# [Problem]
Return only the count of lines in which the word "matplotlib" appears.

>> begin Given information

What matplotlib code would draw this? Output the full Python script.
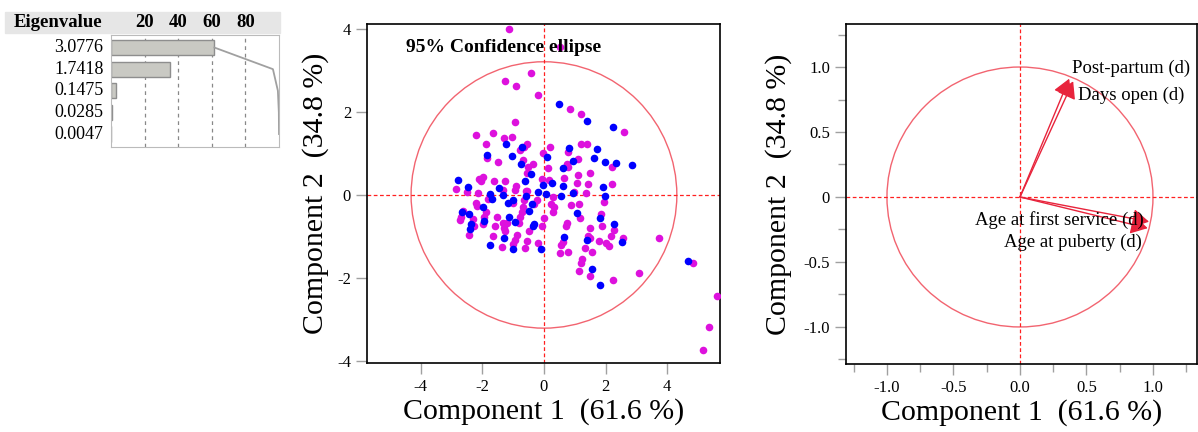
import matplotlib
matplotlib.use("Agg")
import matplotlib.pyplot as plt
from matplotlib.patches import Ellipse, Rectangle

plt.rcParams['font.family'] = ['Liberation Serif', 'DejaVu Serif']
plt.rcParams['axes.unicode_minus'] = False

# eigenvalue table
eigenvalues = [3.0776, 1.7418, 0.1475, 0.0285, 0.0047]
eig_percent = [61.55, 34.84, 2.95, 0.57, 0.09]
eig_cum = [61.55, 96.39, 99.34, 99.91, 100.0]
eig_ticks = [20, 40, 60, 80]

# score plot (component 1, component 2)
mag_x = [-1.12, 0.52, -0.42, -1.25, -0.91, -0.20, 0.85, 1.20, -0.94, 2.60,
         -2.19, -1.65, -1.31, -1.05, -1.88, -0.55, -0.65, -0.78, 0.19, 1.21,
         1.38, 0.77, -1.84, -0.02, 1.09, 2.20, -1.48, -0.69, -0.51, -0.35,
         0.14, 0.74, 0.79, -0.55, 1.11, 1.49, -2.10, -1.99, -2.04, -1.63,
         -1.25, -0.07, 0.15, 0.66, 1.06, 1.44, 2.20, -2.85, -2.51, -1.32,
         -0.91, -0.94, -0.56, -2.13, 0.28, 0.98, 1.35, 1.94, -1.81, -1.01,
         -0.65, -0.58, -0.24, -0.31, -0.67, -0.72, -0.78, 0.23, 0.32, 0.30,
         0.88, 1.14, 1.17, 1.84, 0.01, -0.06, 0.74, 0.70, 1.48, 1.89,
         2.27, 2.18, 2.57, 1.42, 1.49, 1.77, 2.00, 2.12, 3.73, 0.61,
         0.55, 0.52, 0.77, 1.33, 1.55, 1.22, 1.20, 1.14, 1.49, 2.24,
         3.07, 4.82, 5.60, 5.36, 5.16, -2.64, -2.69, -2.72, -2.31, -2.26,
         -2.44, -2.21, -2.18, -1.88, -1.94, -1.97, -1.52, -1.59, -1.34, -1.30,
         -1.26, -1.21, -0.80, -1.66, -1.37, -0.88, -0.94, -1.00, -0.61, -0.56,
         -0.48, -0.18]
mag_y = [3.99, 3.57, 2.95, 2.75, 2.63, 2.41, 2.07, 1.96, 1.76, 1.51,
         1.45, 1.49, 1.37, 1.40, 1.22, 1.22, 1.15, 1.08, 1.16, 1.22,
         1.22, 1.04, 0.90, 1.00, 0.87, 0.68, 0.80, 0.84, 0.68, 0.74,
         0.64, 0.75, 0.68, 0.52, 0.48, 0.54, 0.39, 0.44, 0.34, 0.34,
         0.34, 0.39, 0.36, 0.40, 0.30, 0.26, 0.26, 0.14, 0.08, 0.12,
         0.22, 0.12, 0.10, 0.04, -0.04, 0.07, 0.04, -0.16, -0.10, -0.20,
         -0.12, 0.09, -0.12, -0.22, -0.28, -0.40, -0.52, -0.22, -0.28, -0.40,
         -0.24, -0.23, -0.56, -0.47, -0.55, -0.76, -0.67, -0.76, -0.79, -0.75,
         -0.84, -1.00, -1.03, -0.99, -1.04, -1.10, -1.16, -1.22, -1.04, -1.13,
         -1.20, -1.39, -1.37, -1.28, -1.37, -1.55, -1.63, -1.83, -1.95, -2.06,
         -1.88, -1.63, -2.43, -3.18, -3.74, -0.38, -0.52, -0.60, -0.59, -0.75,
         -0.96, -0.20, -0.27, -0.40, -0.52, -0.71, -0.52, -0.75, -0.68, -0.80,
         -0.88, -0.67, -0.68, -1.00, -1.26, -0.96, -1.08, -1.18, -1.28, -1.11,
         -0.86, -1.15]
blue_x = [0.50, 1.38, 2.25, -1.23, -0.72, 0.80, 1.71, -1.84, -1.03, 0.10,
          0.93, 1.63, 1.99, 2.34, 2.84, -0.75, 0.63, -0.43, -2.79, -0.62,
          0.25, -0.02, 0.63, 1.92, -2.46, -1.45, -0.18, -1.75, -1.34, 0.06,
          0.55, 0.95, 1.99, -1.68, -1.18, -1.00, -0.58, -0.40, -0.48, 1.06,
          1.82, 2.28, 2.54, 1.38, 0.65, 1.55, 1.82, 4.68, -2.65, -2.42,
          -2.37, -2.40, -1.97, -1.94, -1.14, -0.94, -1.30, -1.75, -1.00, -0.32,
          -0.35, -0.10]
blue_y = [2.19, 1.79, 1.63, 1.22, 1.16, 1.14, 1.11, 0.97, 0.94, 0.92,
          0.82, 0.90, 0.80, 0.78, 0.72, 0.74, 0.66, 0.51, 0.35, 0.34,
          0.28, 0.24, 0.22, 0.20, 0.19, 0.16, 0.08, 0.02, 0.00, 0.02,
          -0.03, 0.04, -0.03, -0.10, -0.19, -0.12, -0.02, -0.22, -0.39, -0.44,
          -0.56, -0.70, -1.13, -1.08, -1.02, -1.79, -2.17, -1.59, -0.42, -0.46,
          -0.70, -0.83, -0.28, -0.63, -0.53, -0.66, -1.04, -1.20, -1.30, -0.70,
          -0.76, -1.31]
ellipse_w = 8.62
ellipse_h = 6.42

# loading plot
var_names = ["Post-partum (d)", "Days open (d)",
             "Age at first service (d)", "Age at puberty (d)"]
load_x = [0.37, 0.40, 0.97, 0.96]
load_y = [0.91, 0.89, -0.19, -0.24]

W, H = 1198, 432
fig = plt.figure(figsize=(W / 100, H / 100), dpi=100)


def box(l, t, r, b):
    return [l / W, 1 - b / H, (r - l) / W, (b - t) / H]


red = '#FF2020'
soft_red = '#F26470'
arrow_red = '#E8243C'

# ---- eigenvalue table ----
fig.patches.append(Rectangle((5 / W, 1 - 33 / H), 275 / W, 21 / H,
                             transform=fig.transFigure, color='#E6E6E6', zorder=-5))
fig.text(58 / W, 1 - 22.5 / H, "Eigenvalue", fontsize=13.5, fontweight='bold',
         ha='center', va='center')

ax0 = fig.add_axes(box(111, 35, 279, 147))
rows = list(range(len(eigenvalues)))
ax0.barh(rows, eig_percent, height=0.7, color='#C9C9C3', edgecolor='#8E8E8E', lw=1)
ax0.plot(eig_cum, rows, color='#A0A0A0', lw=1.3)
for t in eig_ticks:
    ax0.axvline(t, color='#888888', lw=0.9, ls=(0, (3, 3)), zorder=0)
ax0.set_xlim(0, 100)
ax0.set_ylim(4.6, -0.58)
ax0.xaxis.tick_top()
ax0.set_xticks(eig_ticks)
ax0.set_xticklabels([str(t) for t in eig_ticks], fontsize=13.5, fontweight='bold')
ax0.tick_params(axis='x', top=True, labeltop=True, length=0, pad=3)
ax0.set_yticks([])
for s in ax0.spines.values():
    s.set_color('#BBBBBB')
for r, v in zip(rows, eigenvalues):
    ax0.text(-0.045, r, f"{v:.4f}", transform=ax0.get_yaxis_transform(),
             ha='right', va='center', fontsize=13)

# ---- score plot ----
ax1 = fig.add_axes(box(367, 24, 720, 363))
ax1.scatter(mag_x, mag_y, s=30, color='#DD11DD', lw=0, zorder=3)
ax1.scatter(blue_x, blue_y, s=30, color='#0000FF', lw=0, zorder=3)
ax1.add_patch(Ellipse((0, 0), ellipse_w, ellipse_h, fill=False,
                      edgecolor=soft_red, lw=1))
ax1.axhline(0, color=red, lw=0.9, ls=(0, (3, 2)))
ax1.axvline(0, color=red, lw=0.9, ls=(0, (3, 2)))
ax1.set_xlim(-5.74, 5.71)
ax1.set_ylim(-4.05, 4.12)
ax1.set_xticks([-4, -2, 0, 2, 4])
ax1.set_yticks([-4, -2, 0, 2, 4])
ax1.text(0.11, 0.932, "95% Confidence ellipse", transform=ax1.transAxes,
         fontsize=14, fontweight='bold', va='center')
ax1.set_xlabel("Component 1  (61.6 %)", fontsize=21.5, labelpad=2)
ax1.set_ylabel("Component 2  (34.8 %)", fontsize=21.5, labelpad=6)

# ---- loading plot ----
ax2 = fig.add_axes(box(846, 24, 1197, 364))
ax2.add_patch(Ellipse((0, 0), 2, 2, fill=False, edgecolor=soft_red, lw=1))
ax2.axhline(0, color=red, lw=0.9, ls=(0, (3, 2)))
ax2.axvline(0, color=red, lw=0.9, ls=(0, (3, 2)))
for lx, ly in zip(load_x, load_y):
    ax2.annotate('', xy=(lx, ly), xytext=(0, 0),
                 arrowprops=dict(arrowstyle='-|>,head_length=0.6,head_width=0.35',
                                 color=arrow_red, lw=1,
                                 mutation_scale=17, shrinkA=0, shrinkB=0))
ax2.text(load_x[0] + 0.02, load_y[0] + 0.08, var_names[0], fontsize=13.5,
         ha='left', va='center')
ax2.text(load_x[1] + 0.04, load_y[1] - 0.11, var_names[1], fontsize=13.5,
         ha='left', va='center')
ax2.text(load_x[2] - 0.04, load_y[2] + 0.01, var_names[2], fontsize=13.5,
         ha='right', va='center')
ax2.text(load_x[3] - 0.04, load_y[3] - 0.11, var_names[3], fontsize=13.5,
         ha='right', va='center')
ax2.set_xlim(-1.308, 1.331)
ax2.set_ylim(-1.285, 1.331)
ax2.set_xticks([-1.0, -0.5, 0.0, 0.5, 1.0])
ax2.set_xticklabels(["-1.0", "-0.5", "0.0", "0.5", "1.0"])
ax2.set_yticks([-1.0, -0.5, 0.0, 0.5, 1.0])
ax2.set_yticklabels(["-1.0", "-0.5", "0", "0.5", "1.0"])
ax2.set_xticks([-1.25, -0.75, -0.25, 0.25, 0.75, 1.25], minor=True)
ax2.set_yticks([-1.25, -0.75, -0.25, 0.25, 0.75, 1.25], minor=True)
ax2.set_xlabel("Component 1  (61.6 %)", fontsize=21.5, labelpad=2)
ax2.set_ylabel("Component 2  (34.8 %)", fontsize=21.5, labelpad=8)

for ax in (ax1, ax2):
    ax.tick_params(which='both', direction='out', color='#A0A0A0',
                   labelsize=12, width=1)
    ax.tick_params(which='major', length=8)
    ax.tick_params(which='minor', length=6)
    for s in ax.spines.values():
        s.set_linewidth(1.2)

fig.savefig("out.png", dpi=100)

>> end Given information

# [Solution to this exercise]
5